To abandon them would be a shameful betrayal—a betrayal not only of brave men
and women but of our highest ideals.”
Standing
with the forces of democracy is not the same as calling for elections
everywhere. Elections are not the beginning of the policy. They are its
endpoint. The beginning is in the rhetorical promotion of individual freedoms,
in renewed financial support for nongovernmental organizations promoting civil
society and an independent media, in education in the habits and traditions of
the West.
The
Kremlin spends hundreds of millions of dollars each year on a global propaganda
network that spreads conspiracy theories, distorts reality, and incites
suspicion and hatred of the United States and its representative democracy.
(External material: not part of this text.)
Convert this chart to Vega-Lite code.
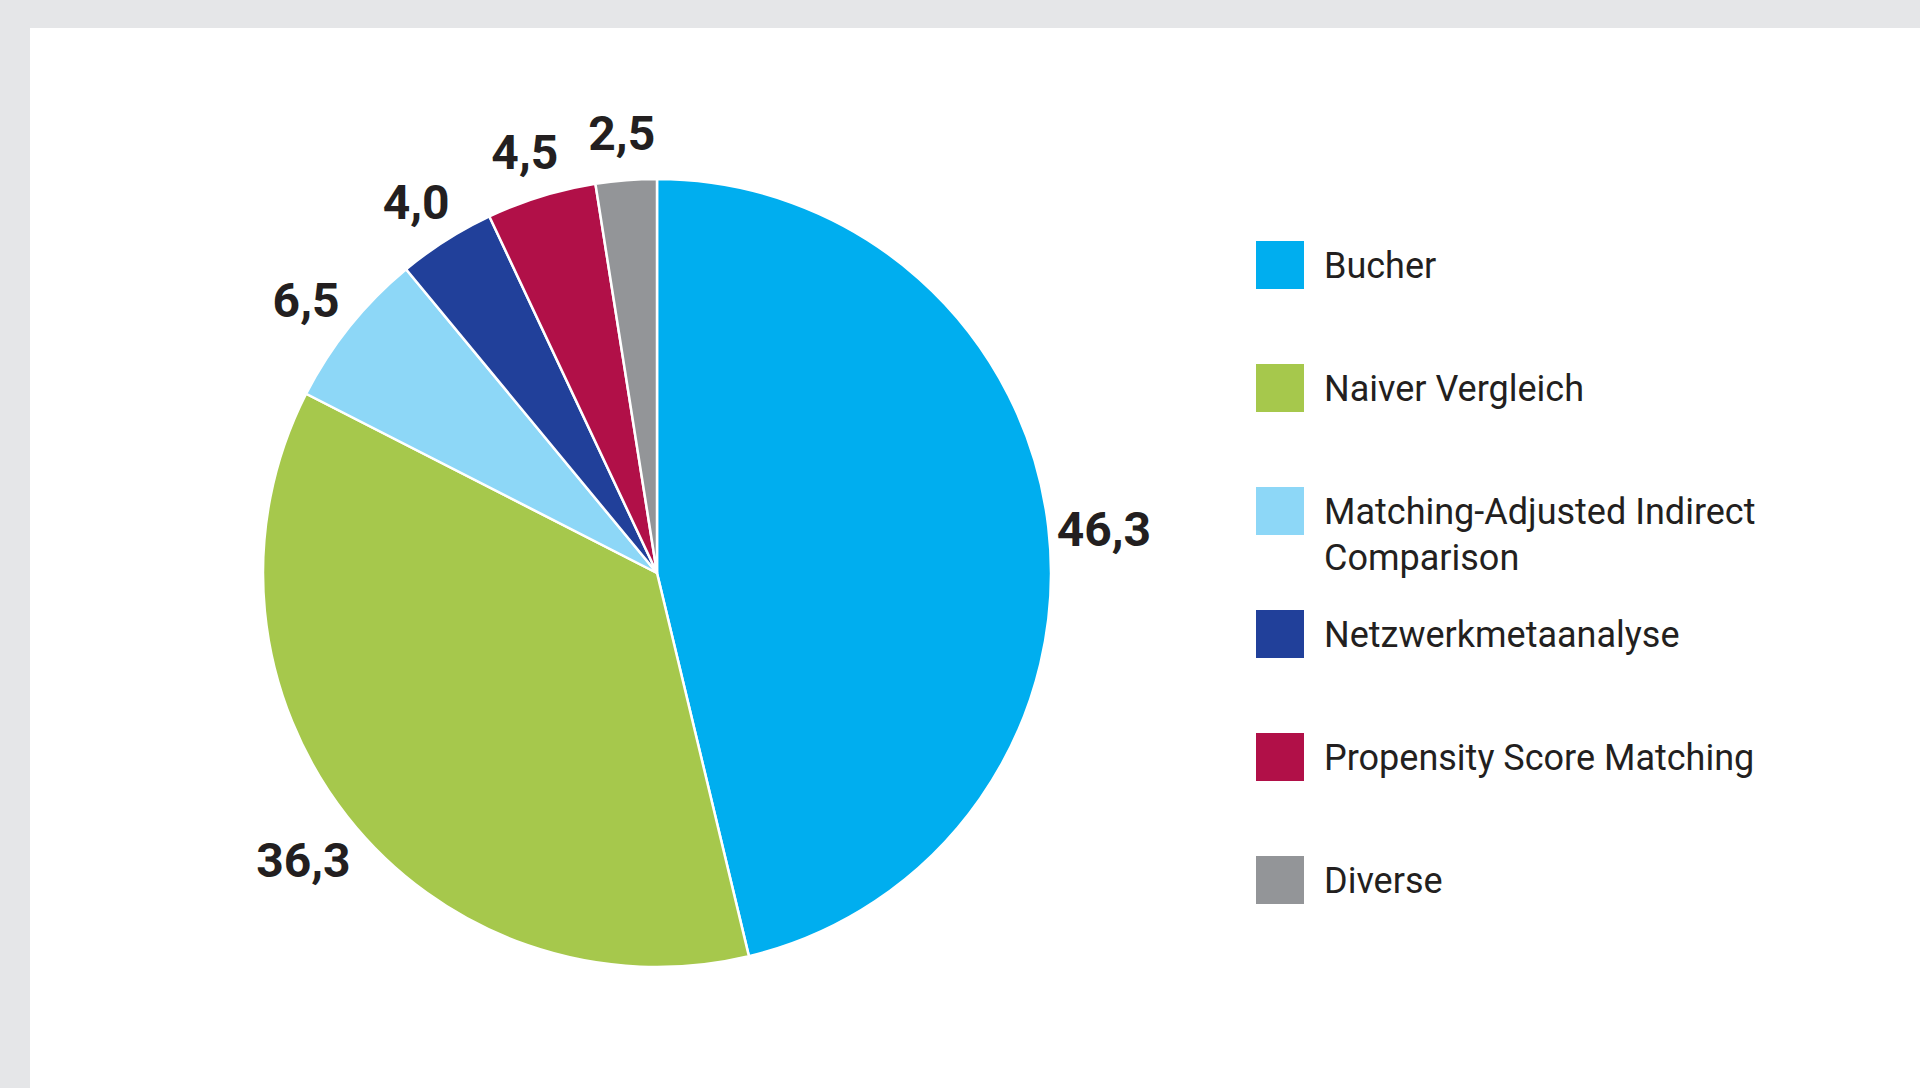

And
that is just Russia—China and Qatar have similar operations. We have nothing
that bears comparison. The main Putin network, RT, has more employees than the
Voice of America. We are disarming ourselves not only materially but also
ideologically. This must end.
The
agenda I have outlined would cost quite a bit of money. It would involve America
with some morally suspect individuals. The debate over it would be heated.
There would be reprisals.
But the
Reagan Doctrine was all of those things, too. And it worked. “The Reagan
Doctrine proclaims overt and unashamed American support for anti-Communist
revolution,” Krauthammer wrote in 1985. “The grounds are justice, necessity,
and democratic tradition.” Replace anti-Communist with anti-authoritarian, and
what has changed? If we are to reestablish American ideals, American interests,
and American pride, we must hurt the bad guys, and overtly and unashamedly
revise the Reagan Doctrine for a new American century.
Putin?
He is one bad guy. So let’s take off our gloves.